Rows from a dataset of charts and code:

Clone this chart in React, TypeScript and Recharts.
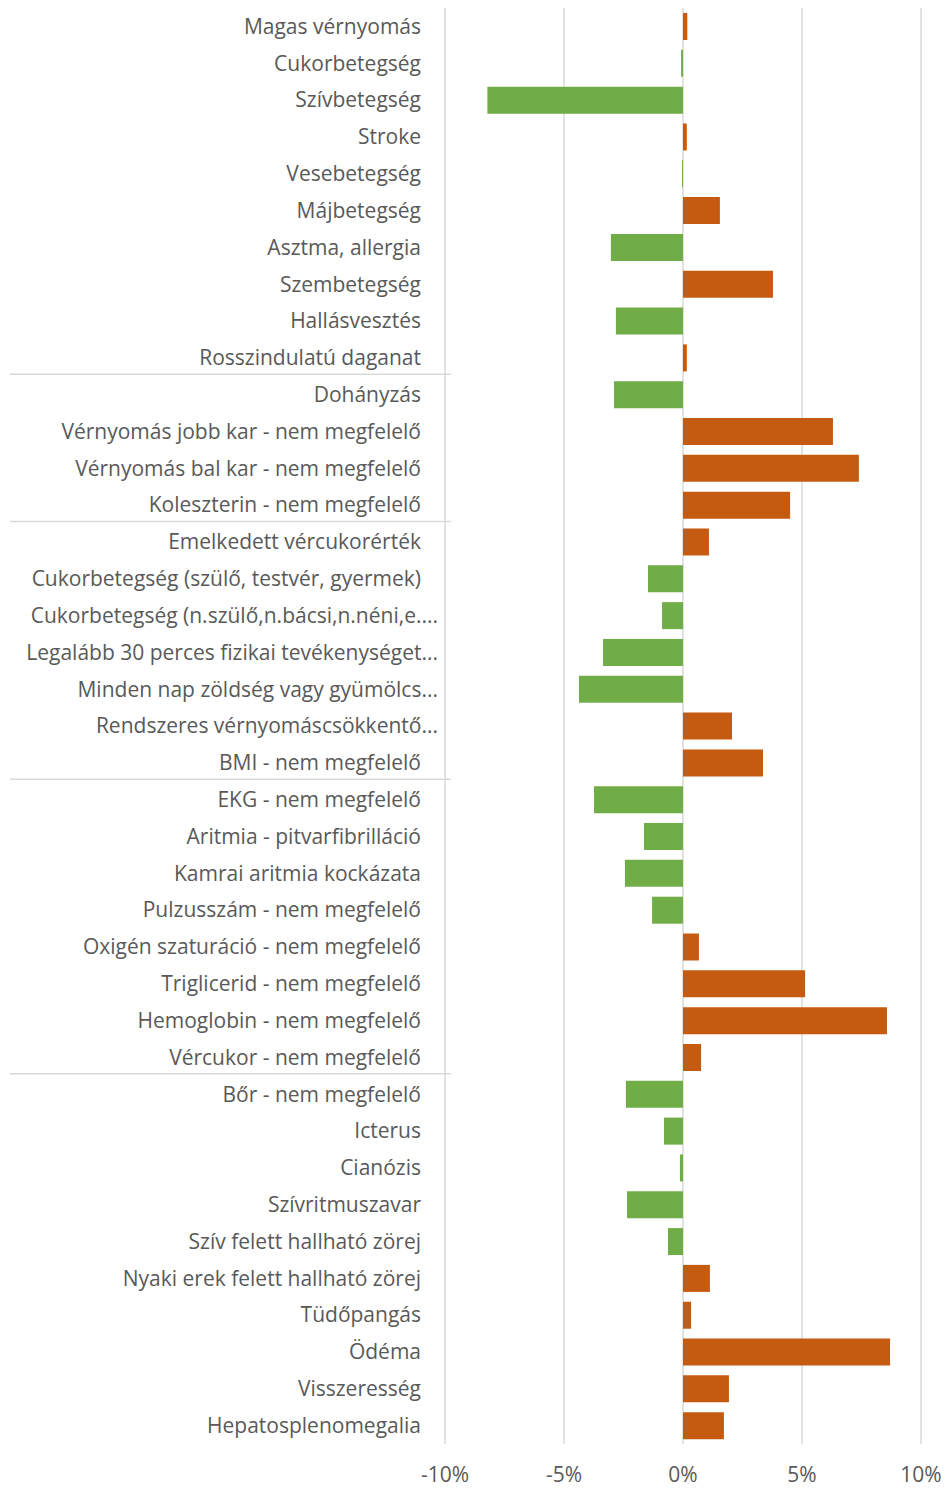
import React from "react";
import { BarChart, Bar, XAxis, YAxis, CartesianGrid, Cell } from "recharts";

const categories = [
  "Magas vérnyomás",
  "Cukorbetegség",
  "Szívbetegség",
  "Stroke",
  "Vesebetegség",
  "Májbetegség",
  "Asztma, allergia",
  "Szembetegség",
  "Hallásvesztés",
  "Rosszindulatú daganat",
  "Dohányzás",
  "Vérnyomás jobb kar - nem megfelelő",
  "Vérnyomás bal kar - nem megfelelő",
  "Koleszterin - nem megfelelő",
  "Emelkedett vércukorérték",
  "Cukorbetegség (szülő, testvér, gyermek)",
  "Cukorbetegség (n.szülő,n.bácsi,n.néni,e....",
  "Legalább 30 perces fizikai tevékenységet...",
  "Minden nap zöldség vagy gyümölcs...",
  "Rendszeres vérnyomáscsökkentő...",
  "BMI - nem megfelelő",
  "EKG - nem megfelelő",
  "Aritmia - pitvarfibrilláció",
  "Kamrai aritmia kockázata",
  "Pulzusszám - nem megfelelő",
  "Oxigén szaturáció - nem megfelelő",
  "Triglicerid - nem megfelelő",
  "Hemoglobin - nem megfelelő",
  "Vércukor - nem megfelelő",
  "Bőr - nem megfelelő",
  "Icterus",
  "Cianózis",
  "Szívritmuszavar",
  "Szív felett hallható zörej",
  "Nyaki erek felett hallható zörej",
  "Tüdőpangás",
  "Ödéma",
  "Visszeresség",
  "Hepatosplenomegalia",
];

// difference, as a fraction
const values = [
  0.0018, -0.0008, -0.0822, 0.0016, -0.0004, 0.0155, -0.0303, 0.0378, -0.0282, 0.0016,
  -0.029, 0.063, 0.0739, 0.045, 0.0109, -0.0147, -0.0088, -0.0336, -0.0437, 0.0206,
  0.0336, -0.0374, -0.0164, -0.0244, -0.013, 0.0067, 0.0513, 0.0857, 0.0076, -0.024,
  -0.008, -0.0013, -0.0235, -0.0063, 0.0113, 0.0034, 0.087, 0.0193, 0.0172,
];

// first category of each new group (separator drawn above it)
const groupStarts = [10, 14, 21, 29];

const xTicks = [-0.1, -0.05, 0, 0.05, 0.1];

const data = categories.map((name, i) => ({ name, value: values[i] }));

const FONT = "'Open Sans', sans-serif";
const BAND = (1444 - 8) / categories.length;

const CategoryTick = (props: any) => {
  const { y, payload, index } = props;
  const label: string = payload.value;
  const truncated = label.endsWith("...");
  return (
    <g>
      <text
        x={truncated ? 438 : 421}
        y={y}
        dy="0.35em"
        textAnchor="end"
        fill="#595959"
        fontSize={21}
        fontFamily={FONT}
      >
        {label}
      </text>
      {groupStarts.includes(index) && (
        <line x1={10} x2={451} y1={y - BAND / 2 - 2} y2={y - BAND / 2 - 2} stroke="#d9d9d9" strokeWidth={1.5} />
      )}
    </g>
  );
};

export default function App() {
  return (
    <div style={{ position: "absolute", left: 0, top: 0 }}>
      <BarChart
        width={946}
        height={1488}
        data={data}
        layout="vertical"
        margin={{ top: 8, right: 25, bottom: 0, left: 0 }}
        barSize={27}
      >
        <CartesianGrid horizontal={false} stroke="#d9d9d9" strokeWidth={1.5} />
        <XAxis
          type="number"
          domain={[-0.1, 0.1]}
          ticks={xTicks}
          tickFormatter={(v: number) => `${Math.round(v * 100)}%`}
          axisLine={false}
          tickLine={false}
          height={44}
          tickMargin={17}
          tick={{ fill: "#595959", fontSize: 21, fontFamily: FONT }}
          allowDataOverflow
        />
        <YAxis
          type="category"
          dataKey="name"
          width={445}
          axisLine={false}
          tickLine={false}
          interval={0}
          tick={<CategoryTick />}
        />
        <Bar dataKey="value" isAnimationActive={false}>
          {data.map((d, i) => (
            <Cell key={i} fill={d.value >= 0 ? "#c55a11" : "#70ad47"} />
          ))}
        </Bar>
      </BarChart>
    </div>
  );
}
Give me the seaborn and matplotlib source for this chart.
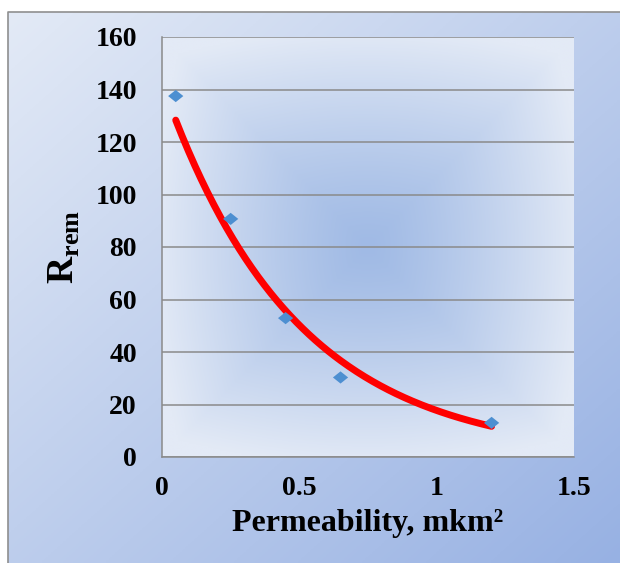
import numpy as np
import pandas as pd
import matplotlib
matplotlib.use("Agg")
import matplotlib.pyplot as plt
from matplotlib.colors import to_rgb
import seaborn as sns

# measured points
permeability = [0.05, 0.25, 0.45, 0.65, 1.2]
r_rem = [137.5, 90.7, 52.9, 30.3, 13.0]

sns.set_theme(style="white")
plt.rcParams['font.family'] = ['Liberation Serif', 'DejaVu Serif']
plt.rcParams['font.weight'] = 'bold'
plt.rcParams['mathtext.fontset'] = 'custom'
plt.rcParams['mathtext.rm'] = 'Liberation Serif'
plt.rcParams['mathtext.bf'] = 'Liberation Serif:bold'

df = pd.DataFrame({"x": permeability, "y": r_rem})

# exponential trendline y = a*exp(b*x), fitted like an Excel trendline
b, lna = np.polyfit(df["x"], np.log(df["y"]), 1)
xs = np.linspace(min(permeability), max(permeability), 200)
trend = pd.DataFrame({"x": xs, "y": np.exp(lna) * np.exp(b * xs)})

W, H = 620, 563
fig = plt.figure(figsize=(W / 100, H / 100), dpi=100)
fig.patch.set_facecolor("white")

# outer background: diagonal gradient inside a thin grey frame
bg = fig.add_axes([0, 0, 1, 1], zorder=-10)
gy, gx = np.mgrid[0:1:200j, 0:1:200j]
t = np.clip((gx + gy) / 2, 0, 1)
c0, c1 = np.array(to_rgb("#e3eaf6")), np.array(to_rgb("#97b1e3"))
img = c0 * (1 - t[..., None]) + c1 * t[..., None]
bg.imshow(img, extent=(8 / W, 1, 0, 1 - 12 / H), aspect="auto", origin="upper")
bg.plot([8 / W, 8 / W, 1], [0, 1 - 12 / H, 1 - 12 / H], color="#8f8f8f", lw=1.2)
bg.set_xlim(0, 1)
bg.set_ylim(0, 1)
bg.axis("off")

ax = fig.add_axes([162 / W, 1 - 457 / H, (574 - 162) / W, (457 - 37) / H])

# plot area: soft rectangular gradient from the centre
py, px = np.mgrid[-1:1:300j, -1:1:300j]
rect = np.maximum(np.abs(px), np.abs(py))
rad = np.sqrt(px ** 2 + py ** 2) / np.sqrt(2)
r = np.clip((0.6 * rect + 0.4 * rad) / 0.92, 0, 1) ** 1.25
ce, ed = np.array(to_rgb("#a0bae5")), np.array(to_rgb("#e3eaf6"))
pimg = ce * (1 - r[..., None]) + ed * r[..., None]
ax.imshow(pimg, extent=(0, 1.5, 0, 160), aspect="auto", zorder=0)

sns.lineplot(data=trend, x="x", y="y", ax=ax, color="#ff0000", lw=5,
             zorder=3, legend=False)
diamond = [(-1, 0), (0, 0.8), (1, 0), (0, -0.8), (-1, 0)]
sns.scatterplot(data=df, x="x", y="y", ax=ax, marker=diamond, s=120,
                color="#4d8fd1", edgecolor="none", zorder=4, legend=False)

ax.set_xlim(0, 1.5)
ax.set_ylim(0, 160)
ax.set_xticks([0, 0.5, 1, 1.5])
ax.set_xticklabels(["0", "0.5", "1", "1.5"])
ax.set_yticks(range(0, 161, 20))
ax.yaxis.grid(True, color="#8a8a8a", lw=1.1, zorder=1)
ax.set_axisbelow(False)
for s in ["top", "right"]:
    ax.spines[s].set_visible(False)
for s in ["left", "bottom"]:
    ax.spines[s].set_color("#8a8a8a")
    ax.spines[s].set_linewidth(1.1)
ax.tick_params(axis="both", direction="out", length=7, width=1.1,
               color="#8a8a8a", labelsize=20, labelcolor="black")
ax.tick_params(axis="x", pad=7)
ax.tick_params(axis="y", pad=11)
for lab in ax.get_xticklabels() + ax.get_yticklabels():
    lab.set_fontweight("bold")

ax.set_xlabel("Permeability, mkm²", fontsize=23, fontweight="bold", color="black")
ax.xaxis.set_label_coords(0.5, -0.125)
ax.set_ylabel(r"$\mathbf{R}_{\mathbf{rem}}$", fontsize=27, color="black")
ax.yaxis.set_label_coords(-0.195, 0.5)

fig.savefig("out.png", dpi=100)
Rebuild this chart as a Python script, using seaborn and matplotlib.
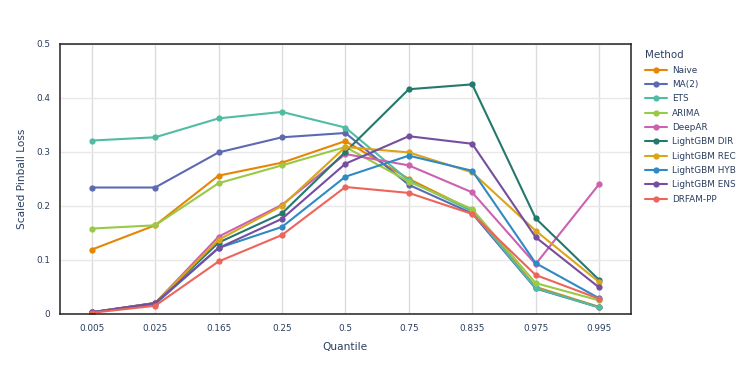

_The exercise:_ The lines to reproduce run from the one above containing "Give me the" through the one containing "ax = fig.add_axes([162". Copy them exactly and leave out all pictures.

_Full answer:_
Give me the seaborn and matplotlib source for this chart.
import numpy as np
import pandas as pd
import matplotlib
matplotlib.use("Agg")
import matplotlib.pyplot as plt
from matplotlib.colors import to_rgb
import seaborn as sns

# measured points
permeability = [0.05, 0.25, 0.45, 0.65, 1.2]
r_rem = [137.5, 90.7, 52.9, 30.3, 13.0]

sns.set_theme(style="white")
plt.rcParams['font.family'] = ['Liberation Serif', 'DejaVu Serif']
plt.rcParams['font.weight'] = 'bold'
plt.rcParams['mathtext.fontset'] = 'custom'
plt.rcParams['mathtext.rm'] = 'Liberation Serif'
plt.rcParams['mathtext.bf'] = 'Liberation Serif:bold'

df = pd.DataFrame({"x": permeability, "y": r_rem})

# exponential trendline y = a*exp(b*x), fitted like an Excel trendline
b, lna = np.polyfit(df["x"], np.log(df["y"]), 1)
xs = np.linspace(min(permeability), max(permeability), 200)
trend = pd.DataFrame({"x": xs, "y": np.exp(lna) * np.exp(b * xs)})

W, H = 620, 563
fig = plt.figure(figsize=(W / 100, H / 100), dpi=100)
fig.patch.set_facecolor("white")

# outer background: diagonal gradient inside a thin grey frame
bg = fig.add_axes([0, 0, 1, 1], zorder=-10)
gy, gx = np.mgrid[0:1:200j, 0:1:200j]
t = np.clip((gx + gy) / 2, 0, 1)
c0, c1 = np.array(to_rgb("#e3eaf6")), np.array(to_rgb("#97b1e3"))
img = c0 * (1 - t[..., None]) + c1 * t[..., None]
bg.imshow(img, extent=(8 / W, 1, 0, 1 - 12 / H), aspect="auto", origin="upper")
bg.plot([8 / W, 8 / W, 1], [0, 1 - 12 / H, 1 - 12 / H], color="#8f8f8f", lw=1.2)
bg.set_xlim(0, 1)
bg.set_ylim(0, 1)
bg.axis("off")

ax = fig.add_axes([162 / W, 1 - 457 / H, (574 - 162) / W, (457 - 37) / H])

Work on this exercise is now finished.